С этого начались полгода тяжелейших испытаний. Самое страшное, что может случиться с человеком в Колумбии, — это быть обвиненным в терроризме. Их держали вместе с партизанами, боевиками и обычными преступниками, причем сокамерники и в самом деле верили, что эти трое готовили взрыв на заводе. «Мы не могли никому довериться, — рассказывает Гонсалес. — Я с трудом удерживался от слез». На весь блок приходилось всего четыре душевые, и туда они боялись заходить, потому что в душевых часто совершаются нападения. «Если хочешь помыться, надо принести в камеру бутылку с водой и мешок», — рассказывает Гонсалес. Вместе с Флоресом они сидели в камере размером метр с небольшим на два.

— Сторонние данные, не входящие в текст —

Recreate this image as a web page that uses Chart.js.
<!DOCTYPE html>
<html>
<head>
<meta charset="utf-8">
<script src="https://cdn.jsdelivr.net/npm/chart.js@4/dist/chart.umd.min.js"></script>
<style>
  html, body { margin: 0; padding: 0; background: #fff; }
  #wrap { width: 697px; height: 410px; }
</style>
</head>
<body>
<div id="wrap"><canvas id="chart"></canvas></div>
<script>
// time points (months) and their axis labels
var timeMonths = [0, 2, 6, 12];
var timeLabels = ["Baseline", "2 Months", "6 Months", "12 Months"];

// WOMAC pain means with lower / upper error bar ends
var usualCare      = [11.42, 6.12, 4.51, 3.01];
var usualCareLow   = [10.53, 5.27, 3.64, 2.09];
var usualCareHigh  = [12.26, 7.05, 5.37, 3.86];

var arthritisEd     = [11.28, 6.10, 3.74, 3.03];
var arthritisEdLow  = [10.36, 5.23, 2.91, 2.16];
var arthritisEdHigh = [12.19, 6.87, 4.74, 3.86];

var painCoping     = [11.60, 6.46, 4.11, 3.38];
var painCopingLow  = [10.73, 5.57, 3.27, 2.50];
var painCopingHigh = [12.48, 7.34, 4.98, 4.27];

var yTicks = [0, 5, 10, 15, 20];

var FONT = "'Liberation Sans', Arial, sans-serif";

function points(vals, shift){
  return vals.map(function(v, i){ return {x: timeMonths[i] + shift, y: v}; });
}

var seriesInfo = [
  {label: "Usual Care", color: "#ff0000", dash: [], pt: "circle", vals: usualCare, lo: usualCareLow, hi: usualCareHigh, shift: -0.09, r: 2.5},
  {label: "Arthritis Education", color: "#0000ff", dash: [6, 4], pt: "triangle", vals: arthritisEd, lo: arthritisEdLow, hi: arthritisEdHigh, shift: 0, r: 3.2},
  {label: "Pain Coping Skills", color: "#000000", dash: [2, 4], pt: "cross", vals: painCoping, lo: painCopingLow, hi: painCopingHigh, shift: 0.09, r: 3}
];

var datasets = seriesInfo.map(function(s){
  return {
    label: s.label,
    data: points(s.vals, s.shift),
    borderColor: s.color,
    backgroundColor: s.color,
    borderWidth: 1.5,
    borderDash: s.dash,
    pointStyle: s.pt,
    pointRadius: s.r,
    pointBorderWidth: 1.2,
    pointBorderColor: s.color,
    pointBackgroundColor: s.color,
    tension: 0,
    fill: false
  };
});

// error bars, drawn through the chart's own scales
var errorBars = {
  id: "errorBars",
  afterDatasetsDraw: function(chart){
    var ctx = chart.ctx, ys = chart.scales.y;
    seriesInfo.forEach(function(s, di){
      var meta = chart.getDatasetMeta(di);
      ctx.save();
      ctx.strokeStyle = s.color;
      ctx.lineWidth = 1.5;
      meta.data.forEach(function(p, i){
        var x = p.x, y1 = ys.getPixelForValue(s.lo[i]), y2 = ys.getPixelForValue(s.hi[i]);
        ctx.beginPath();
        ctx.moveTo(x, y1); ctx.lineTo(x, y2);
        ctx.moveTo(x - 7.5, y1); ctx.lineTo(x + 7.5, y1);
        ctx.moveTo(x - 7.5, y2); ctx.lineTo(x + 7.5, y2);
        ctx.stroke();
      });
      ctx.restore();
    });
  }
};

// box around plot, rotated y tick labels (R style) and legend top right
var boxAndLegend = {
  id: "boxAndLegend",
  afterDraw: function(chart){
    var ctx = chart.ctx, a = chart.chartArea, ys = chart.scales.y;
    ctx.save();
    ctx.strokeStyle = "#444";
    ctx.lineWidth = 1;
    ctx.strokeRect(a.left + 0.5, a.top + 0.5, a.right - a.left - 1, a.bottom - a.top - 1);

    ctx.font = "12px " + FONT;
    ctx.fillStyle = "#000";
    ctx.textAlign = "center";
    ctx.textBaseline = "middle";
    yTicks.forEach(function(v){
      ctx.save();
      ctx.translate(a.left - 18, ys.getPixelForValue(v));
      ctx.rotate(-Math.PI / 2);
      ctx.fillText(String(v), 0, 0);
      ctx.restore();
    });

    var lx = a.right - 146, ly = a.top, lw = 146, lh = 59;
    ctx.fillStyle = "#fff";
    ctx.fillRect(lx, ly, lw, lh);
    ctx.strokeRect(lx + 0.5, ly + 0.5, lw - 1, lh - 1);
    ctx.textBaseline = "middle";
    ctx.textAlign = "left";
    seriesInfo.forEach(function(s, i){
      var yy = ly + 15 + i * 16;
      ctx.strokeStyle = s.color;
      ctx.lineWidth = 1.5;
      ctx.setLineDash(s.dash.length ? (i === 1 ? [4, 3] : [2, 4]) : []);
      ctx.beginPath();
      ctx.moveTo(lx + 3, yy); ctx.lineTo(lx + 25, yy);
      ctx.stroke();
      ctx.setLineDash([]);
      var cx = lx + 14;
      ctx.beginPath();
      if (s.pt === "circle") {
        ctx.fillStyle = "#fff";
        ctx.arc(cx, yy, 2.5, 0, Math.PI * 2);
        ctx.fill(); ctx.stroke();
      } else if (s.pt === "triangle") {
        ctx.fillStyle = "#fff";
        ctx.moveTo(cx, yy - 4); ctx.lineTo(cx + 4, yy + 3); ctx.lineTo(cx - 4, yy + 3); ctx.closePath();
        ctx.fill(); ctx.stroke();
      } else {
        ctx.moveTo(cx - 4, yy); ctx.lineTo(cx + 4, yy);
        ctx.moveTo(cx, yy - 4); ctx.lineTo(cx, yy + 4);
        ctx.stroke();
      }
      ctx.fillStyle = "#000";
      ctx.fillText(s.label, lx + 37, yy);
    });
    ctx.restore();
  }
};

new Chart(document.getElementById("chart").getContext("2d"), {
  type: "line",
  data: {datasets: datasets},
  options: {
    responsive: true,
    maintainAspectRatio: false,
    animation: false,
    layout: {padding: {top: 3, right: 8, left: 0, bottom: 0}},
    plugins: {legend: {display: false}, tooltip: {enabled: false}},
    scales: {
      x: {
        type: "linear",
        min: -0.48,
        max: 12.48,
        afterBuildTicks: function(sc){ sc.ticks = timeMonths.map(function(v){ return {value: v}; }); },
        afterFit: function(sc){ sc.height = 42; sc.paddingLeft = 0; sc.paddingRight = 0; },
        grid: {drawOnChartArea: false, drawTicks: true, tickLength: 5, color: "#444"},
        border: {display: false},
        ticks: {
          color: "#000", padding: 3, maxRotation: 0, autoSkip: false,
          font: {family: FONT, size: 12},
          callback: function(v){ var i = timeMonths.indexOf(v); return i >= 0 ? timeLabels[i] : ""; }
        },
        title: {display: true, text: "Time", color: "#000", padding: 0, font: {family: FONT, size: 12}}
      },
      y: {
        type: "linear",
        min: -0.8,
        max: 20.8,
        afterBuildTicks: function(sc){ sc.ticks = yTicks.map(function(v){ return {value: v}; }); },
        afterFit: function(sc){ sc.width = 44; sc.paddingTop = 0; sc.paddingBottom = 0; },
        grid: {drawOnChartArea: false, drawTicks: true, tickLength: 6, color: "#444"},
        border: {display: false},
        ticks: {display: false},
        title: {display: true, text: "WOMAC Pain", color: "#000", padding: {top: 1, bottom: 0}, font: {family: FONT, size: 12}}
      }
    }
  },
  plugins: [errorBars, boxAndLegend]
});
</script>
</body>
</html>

Дочери Гонсалеса в ту пору было 4 года, она только начала ходить в подготовительную школу. Гонсалес подкупал стражей, и те выпускали его на прогулочный двор на третьем этаже тюрьмы, откуда он мог видеть дочь, когда жена отвозила ее домой. По выходным дочери всех трех узников приходили под окна тюрьмы, и отцы бросали им сладости, обернутые в записки. Семьям заключенных приходилось туго: их кормильцев уволили, они остались без средств к существованию. Когда стало известно, в чем они обвиняются, детей Гонсалеса и его товарищей стали дразнить другие ученики в школе, обзывали их убийцами и террористами. В конце концов им пришлось пропустить школьный год, они собирали бутылки на улицах, просили мелочь у рабочих на заводе. «Друзья отвернулись от нас, нам нечего было есть», — вспоминает дочь Перчика, двадцатилетняя Лаура Милена Гарсия, которая на всем протяжении интервью сидела молча и внимательно слушала рассказ о муках своего отца и его друзей. И она тоже, не выдержав, начинает плакать, вытирая глаза и с трудом справляясь с голосом.